Establishing a CPP

Establishing a CPP requires commoners to articulate their needs and interests, and reconcile them with state power through a CPP. The inevitable Ontoclash between State and Commoners (as two systems of power and culture) must be resolved through a challenging, stepwise process assisted, if possible, through available legal forms. Remember: there is no panacea or off-the-shelf solution, but here are useful templates for enacting CPPs.

- **STEP 1**: Commoners with shared needs, problems and challenges articulate their concerns in a **CPP initial statement**. [OR SHOULD WE CALL IT. CPP WANTED-STATEMENT? DB: No, doesn't work in English. A "wanted poster" is a police poster with a suspected criminal profiled.] It is the initial document of any CPP Process. - **STEP 2**: Based on this collective statement, the commoners draft a **charter of commoning** outlining their values, practices, organizing structure, and general approach. This functions as a **social covenant** of shared purpose and commitment, which may well conflict with existing law and state priorities (In this stage, the dimensions of the Ontoclash become apparent).

- **STEP 3**: Members of the commons and state officials meet in a neutral space to **negotiate** an agreement. The precondition for negotiations is **respect and recognition** for a) the legitimacy of the commons based on the collective statement and the charter; and b) respect for the needs of the other party despite obvious differences and conflicting priorities between the two. The relations between state & commoners resemble the diplomatic protocols among sovereign states, which are designed to assure safe, respectful, interstitial spaces for each party to exist and function. (This is the zone in which the Ontoclash is discussed and overcome.)

- **STEP 4**: All parties to a CPP negotiation develop **a shared CPP protocol** which is the basis for cooperation. At a minimum, this protocol contains the following elements: 1) political recognition of the partner, independent of any existing legal form; [DB: a nation's constitutional law may not allow this, however -- the recognition of a competing "sovereign" within the nation-state's territory!] 2) agreed-upon rules of communication between the partners; 3) good-faith negotiation to come to terms with each other's key priorities.

- **STEP 5**. The stakeholders together elaborate a **shared convenant** (Template of a CPP Convenant), which formalizes the above elements while enumerating the tasks and responsibilities of all parties involved. - **STEP 6**. Commoners receive a CPP Chartering Statute (see below)

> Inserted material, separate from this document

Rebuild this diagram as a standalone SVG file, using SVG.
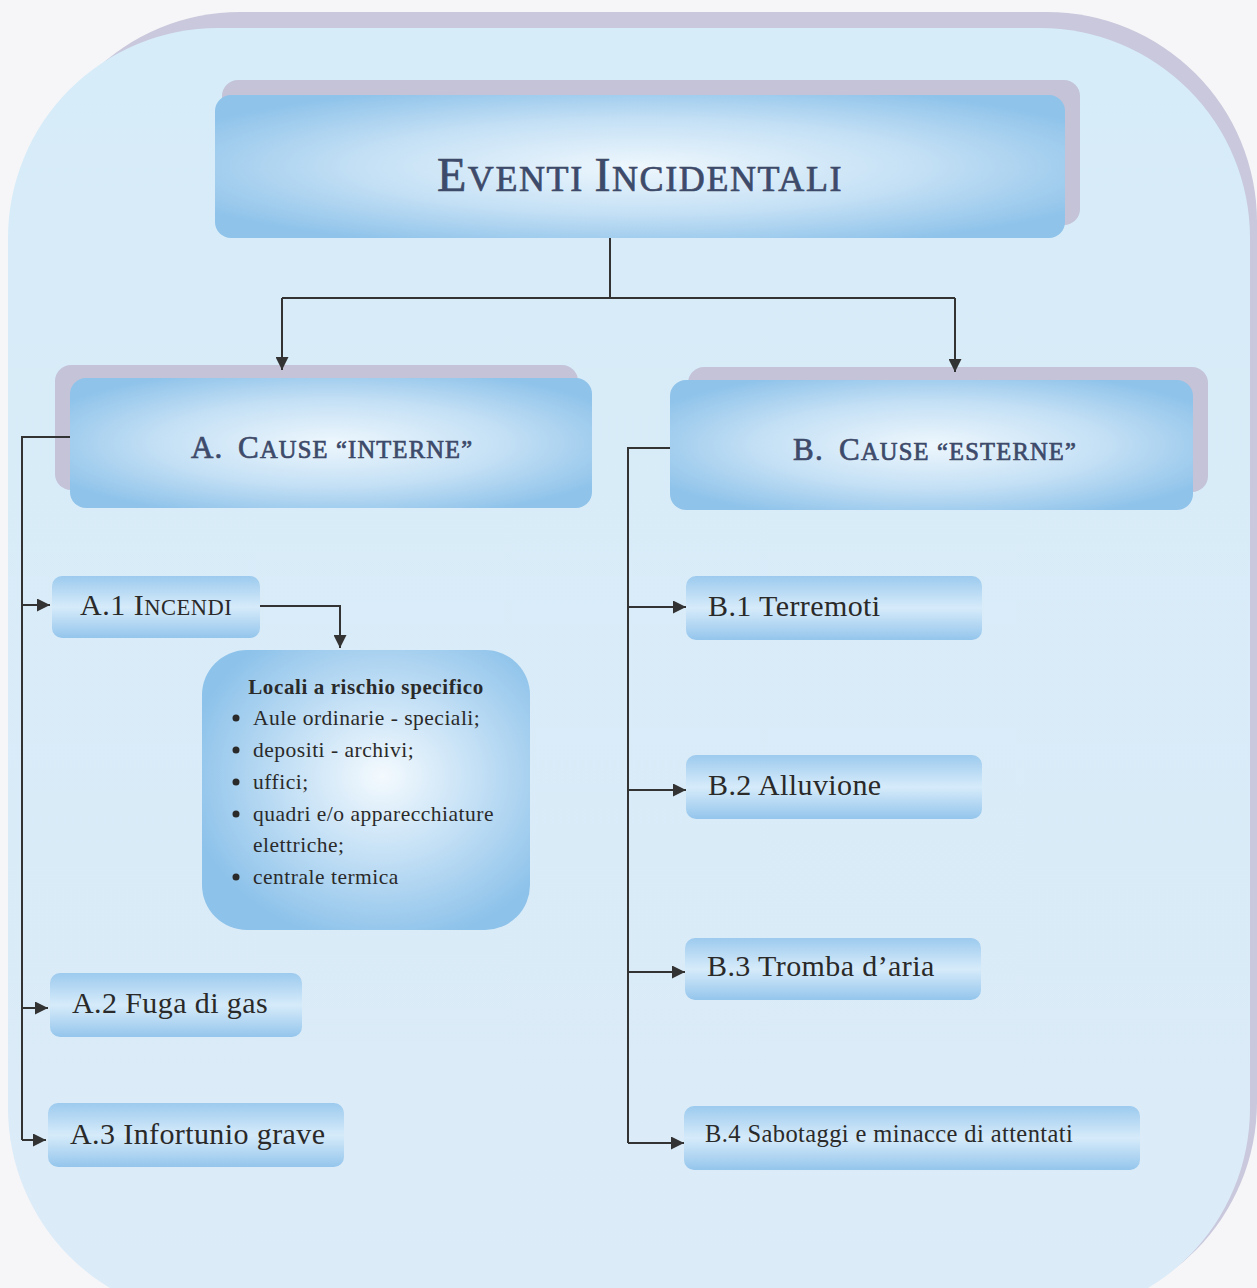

- **STEP 7**: A **regular, ritualized process is established for ratifying the charter of commoning, CPP protocol, shared convenant, and CPP Chartering Statute**: All parties openly share the terms of the agreement, celebrate them, and affirm them (as necessary) in standard legal venues.

[DB: This discussion sidesteps the potential legal complications or barriers to recognizing a commons or CPP, esp. if a novel legal or institutional form is needed. Cf. James Scott and the state's jealousy of its authority and control imperatives.]

A CPP can be seen as consisting of three key elements: the charter of commoning (or community charter), the protocol of negotiation, and the CPP-convenant. [DB: But a moment ago you noted FOUR elements. This is starting to feel complicated. Maybe the shared convent & chartering statute should be the focus; the other elements are preparatory or procedural.] These elements and documents are enacted, connected to each other and adapted over time [[by the initial statement, the attitude of negotiation DB--??? I don't get this....] and the ritualized process of reconfirmation and renewal.

Steps 1 - 3 may serve as a vehicle for innovating new legal forms for commoning (as part of a CPP) if they do not yet exist and no legal hack is suitable.